The medical definition of death is simply the minute at which a doctor decides that this patient is dead and looks at a clock to turn this into the legal transaction that makes further recusitation attempts unnecessary. Or did you never wonder, why in so many reports critically wounded people transported in ambulances die the minute they arrive at a hospital, but almost never during transport?

Anyone who ever attended a birth will also be able to attest that it is equally a gradual process that takes significatly longer than 1000 ms.

I seriously doubt that the authors of the US regulations for timestamps on death certificates even understand the difference between GMT, UT1 and UTC, neither have they any practical need to do so.

2003-06-06T08:45:03 -0700, Steve Allen

2003-06-06T07:37:57 +0100, Peter Bunclark:
A husband has a will leaving everything to his wife, or if she dies first, to their children. The wife has a will leaving everything to her secret lover. They are together in a car crash, and are put on life-support systems including heart monitors. They both, sadly, die at around the same time; both have a last-recorded heartbeat.
But suspecting her nature, the husband had insisted on a prenuptial agreement that nullified her inheritance rights until the marriage passed its first anniversary. After having tea at home with his kids, they were travelling on their way to a second honeymoon. Their recorded times of death were both only seconds past midnight.

While preparing for probate some of the lawyers note that the recorded times of death were after midnight according to the new leap-free UTC, but before civil midnight as defined by existing statute. During the ensuing legal discovery free-for-all other lawyers find that one of the hospital maintenance technicians sets the clocks on the heart monitors using new leap-free UTC, and another sets them according to the GMT-based statute.

After the judge awards the inheritance, the losing parties sue the hospital for failing to maintain standard practices.

Leap Free Civil Time: boldly going where no mysogynistic case law fantasy has gone before.

2003-06-06T08:57:13 -0700, Kevin J. Rowett

Many wills and living trusts these days are written to provide for concurrent death events of both spouses, even to the point of defining concurrent to be within 30 hours of each other.

2003-06-09T08:15:12 +0100, Peter Bunclark

So move the deaths exactly (exactly?!!!) 30 hours apart and I'll see you in court...

2003-06-09T10:52:11 +0100, Clive D.W. Feather

Markus Kuhn said:
Many wills and living trusts these days are written to provide for concurrent death events of both spouses, even to the point of defining concurrent to be within 30 hours of each other.
I wonder where the 30 hours come from. Is is something like 24 h plus the time zone uncertainty interval in the main habitat of US lawyers?
Um, my will defines it as 30 *days* - so does my wife's.

[For those wondering, the reason is to avoid inheritance tax hitting twice.
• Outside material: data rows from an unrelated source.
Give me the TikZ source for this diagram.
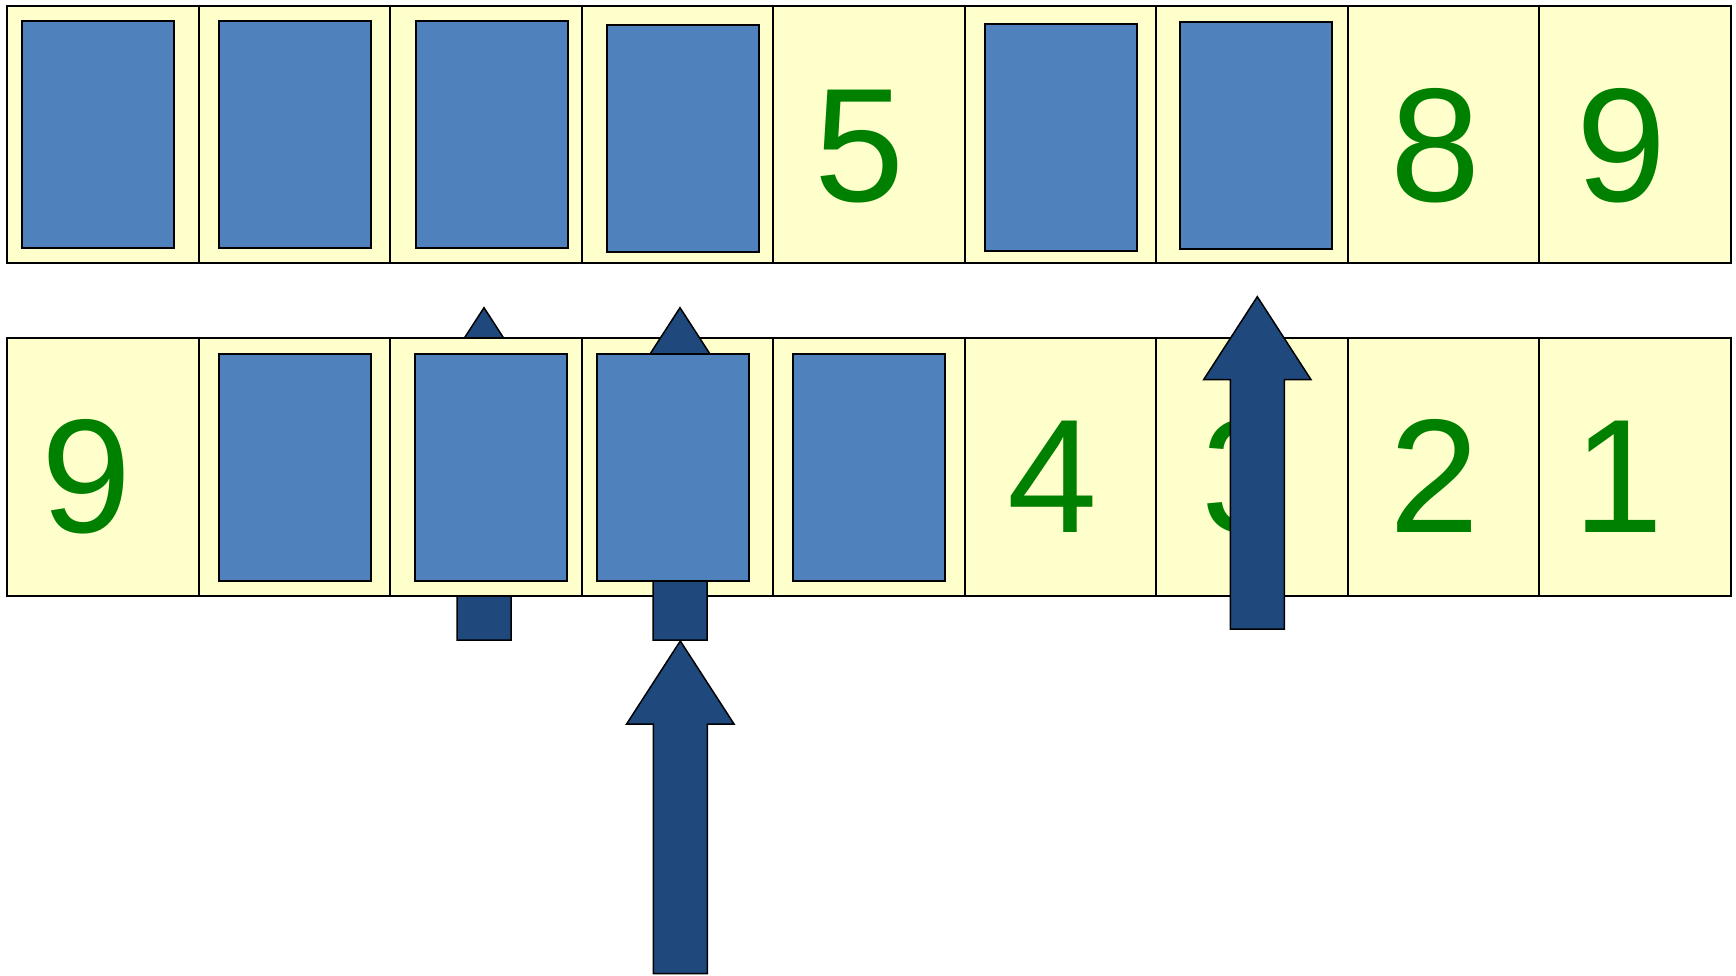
\documentclass[tikz,border=0pt]{standalone}
\usepackage{fontspec}
\setmainfont{Liberation Sans}
\usepackage{tikz}

\definecolor{cellyellow}{HTML}{FFFFCC}
\definecolor{cardblue}{HTML}{4F81BD}
\definecolor{arrowblue}{HTML}{1F497D}
\definecolor{digitgreen}{HTML}{008000}

% a fat upward arrow, given the x of its axis and the y of its tip
\newcommand{\fatarrow}[2]{%
  \draw[arrowbody] (#1,#2) -- ++(53.7,83) -- ++(-26.7,0) -- ++(0,249.5)
    -- ++(-54,0) -- ++(0,-249.5) -- ++(-26.7,0) -- cycle;}

\begin{document}
\begin{tikzpicture}[x=1pt,y=-1pt,
  cell/.style={draw,line width=2pt,fill=cellyellow,minimum width=191.5pt,
    minimum height=257.3pt,inner sep=0pt},
  card/.style={draw,line width=2pt,fill=cardblue,minimum width=152pt,
    minimum height=227pt,inner sep=0pt},
  digit/.style={text=digitgreen,font=\fontsize{162}{162}\selectfont,
    anchor=base,inner sep=0pt},
  arrowbody/.style={draw,line width=1.5pt,fill=arrowblue}]
\useasboundingbox (0,0) rectangle (1736,976);

% this arrow hides behind the lower row
\fatarrow{484}{307.7}

% the two rows of cells
\foreach \i in {1,...,9} {
  \node[cell] (top\i) at ({7.3+191.5*(\i-0.5)},134.7) {};
  \node[cell] (low\i) at ({7.3+191.5*(\i-0.5)},467) {};
}

% over the yellow, under the cards
\fatarrow{680}{307.7}

% cards of the upper row
\foreach \n/\x/\y in {1/98.3/134.7, 2/295.3/134.7, 3/491.9/134.7,
                      4/682.5/138.4, 6/1060.9/137.4, 7/1255.7/135.9}
  \node[card] (topcard\n) at (\x,\y) {};

% cards of the lower row
\foreach \n/\x in {2/294.9, 3/491.2, 4/672.9, 5/869.2}
  \node[card] (lowcard\n) at (\x,467.2) {};

% digits
\foreach \n/\x/\d in {5/859.2/5, 8/1435.7/8, 9/1621.3/9}
  \node[digit] (topdigit\n) at (\x,202) {\d};
\foreach \n/\x/\d in {1/86.7/9, 6/1052.2/4, 7/1246.7/3, 8/1434.3/2, 9/1618.5/1}
  \node[digit] (lowdigit\n) at (\x,532.3) {\d};

% arrows on top of everything
\fatarrow{1257.3}{296.7}
\fatarrow{680.3}{641}
\end{tikzpicture}
\end{document}
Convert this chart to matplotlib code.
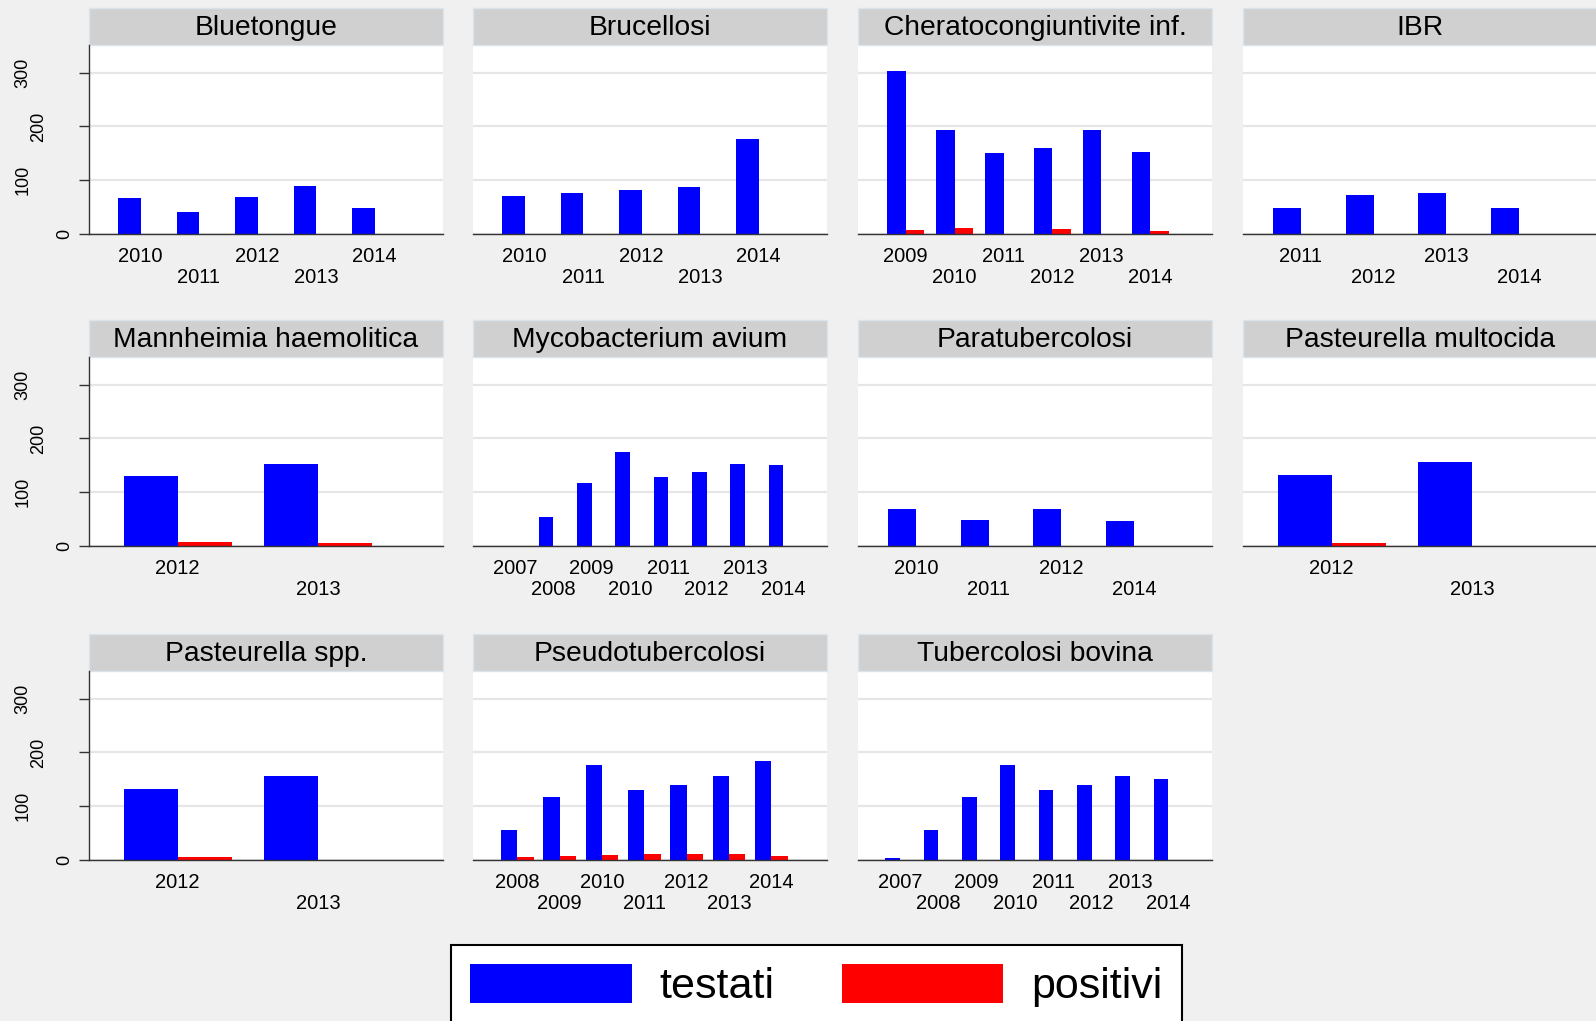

Inheritance by spouses is free of tax, but all other inheritance pays tax (currently 40% on everything over the first 255,000 pounds). Without the clause, if we die close in time, all the property of one is inherited by the other (tax free) and then, minutes or hours later, by our children. With the clause, half the property goes from each of us to our children, who therefore profit by up to 40% of 255,000 pounds compared with the default arrangement.]